Il faut avouer que Gomez Pereira — et Descartes a cela de commun avec lui — se faisait illusion sur la moyenne des intelligences. S’il prétend se mettre à la portée des plus humbles, il se plaît, en revanche, à lutter avec les plus fortes. Il paraît avoir approfondi le traité de l’Âme d’Aristote, qu’il allègue souvent avec ses écrits de philosophie naturelle. Il ne manque pas de citer la formule magistrale : Tout ce qui est dans l’entendement a passé d’abord par les sens. Expliquant un texte de saint Augustin, il remarque que l’image ne peut être conçue hors de nous, mais par la connaissance abstraite, qui nous fait connaître où est l’objet, par l’image de l’endroit qui nous affecte intérieurement. C’est l’image du lieu qui fait connaître le lieu absent. Cette remarque est capitale dans la théorie du langage et dans la doctrine des illusions et des hallucinations. Il approuve saint Augustin d’avoir dit que l’âme connaît le présent et l’avenir, d’après les effets produits en elle par les images ; mais il le blâme d’avoir cru que l’âme, dans la sensation, soit intuitive ou abstraite, se connaît elle-même.

On sait qu’il n’admet point la simultanéité de la perception et de la conscience de cette perception.

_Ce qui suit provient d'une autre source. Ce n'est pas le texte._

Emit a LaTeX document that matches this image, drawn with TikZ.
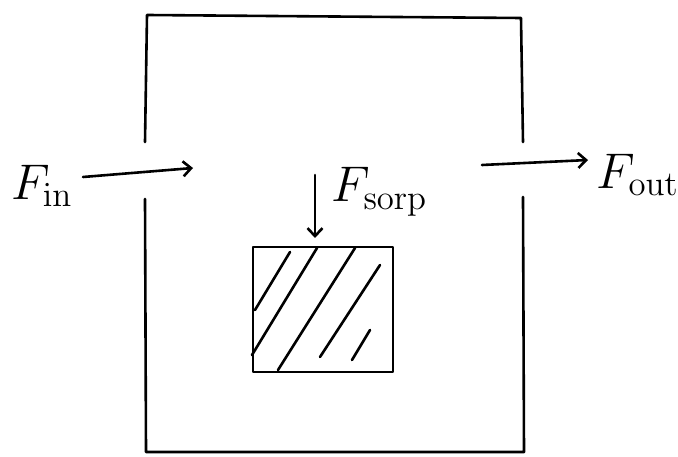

Du dogme fondamental d’Aristote, il tire cette conséquence, que la sensation ne pouvant s’opérer sans les choses sensibles, l’intellect ne saurait non plus s’exercer sans images. Les animistes ont cherché à expliquer les faits tératologiques du produit de la conception par l’influence directe de l’âme de la mère sur le fœtus. Sans nier cette influence occulte, Gomez Pereira fait intervenir les sens externes et les images conservées dans la région postérieure du cerveau, d’où lon croyait alors que provenait le plus pur de la semence ; et il applique sa théorie sensualiste à l’explication d’un fait rapporté par la Bible à propos des brebis de Jacob, mettant bas des agneaux tachetés. C’est ainsi qu’il appuie une proposition plausible d’une assertion erronée.

Les anciens croyaient la semence d’origine nerveuse, comme la rosée d’origine céleste, et, avec beaucoup de logique, ils admettaient la sécrétion du fluide séminal chez la femelle.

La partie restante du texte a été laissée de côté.